The 1st three were easy. I'm not sure this helps any because there isn't any fantasy there... possibly because I haven't read that much of it.
RE: "So many books don't stretch enough to make me think! The ones I remember always do. "

I've got a pretty limited reading resume. There is so much out there I haven't read. So, I never know what to make of my own opinions on a book and whether they are valid. I saw a quote somewhere, by a major author, that was was something like: "We forget that for some people a hawk is just a hawk" I'm one of those people. As much as I try to look behind, around and between the words I still get to the end with only I only that story ... and few precious hints of something else. (unless someone else holds my hand and points out something I missed) So, I ponder those hints, and sometimes they make the book... make it stick.

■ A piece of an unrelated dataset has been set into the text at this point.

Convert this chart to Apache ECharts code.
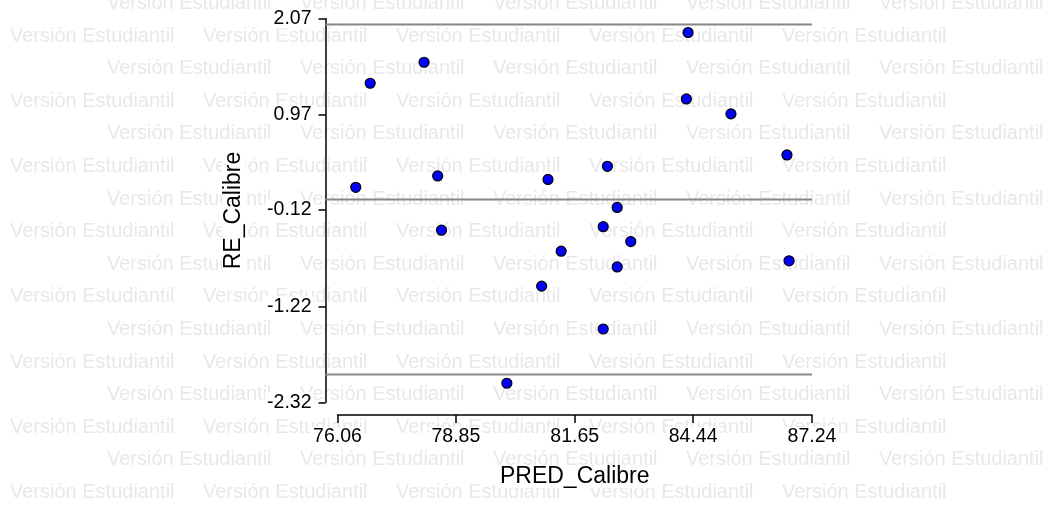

I looked more closely at your library after your comments. They are almost all new to me (I counted.. I recognize only of 7 of the 49 authors listed... I've read five). Too many new ones, I don't know where to begin : )...

cheers,
d
Hi,

This connection feature is kind of funny, I wasn't expecting a response from you :} I'm glad you're flattered. Your account is an unusual opportunity for me to see a high quality author's library (... well, theoretically, since there only 54 books entered. Are these favorites?).

By the way: I really enjoyed "To Ride Hell's Chasm," and I've been thinking about constantly since I finished it last night. I even gave up a rare chance to read a bit this morning because I'm not ready to start my next book yet - I'm still pondering this one and making it out. I'm looking forward to more in the discussion.

Cheers,
Dan
Thanks for the suggestions, I'll start trying to hunt them down.

You may be pleased to know that LT lists a second book by Katie Waitman "The Divided". I know nothing else about it other than the information on LT. It hasn't recieved as high a rating as the Merro Tree, and less people own it. IF I manage to find it and read it I'll let you know!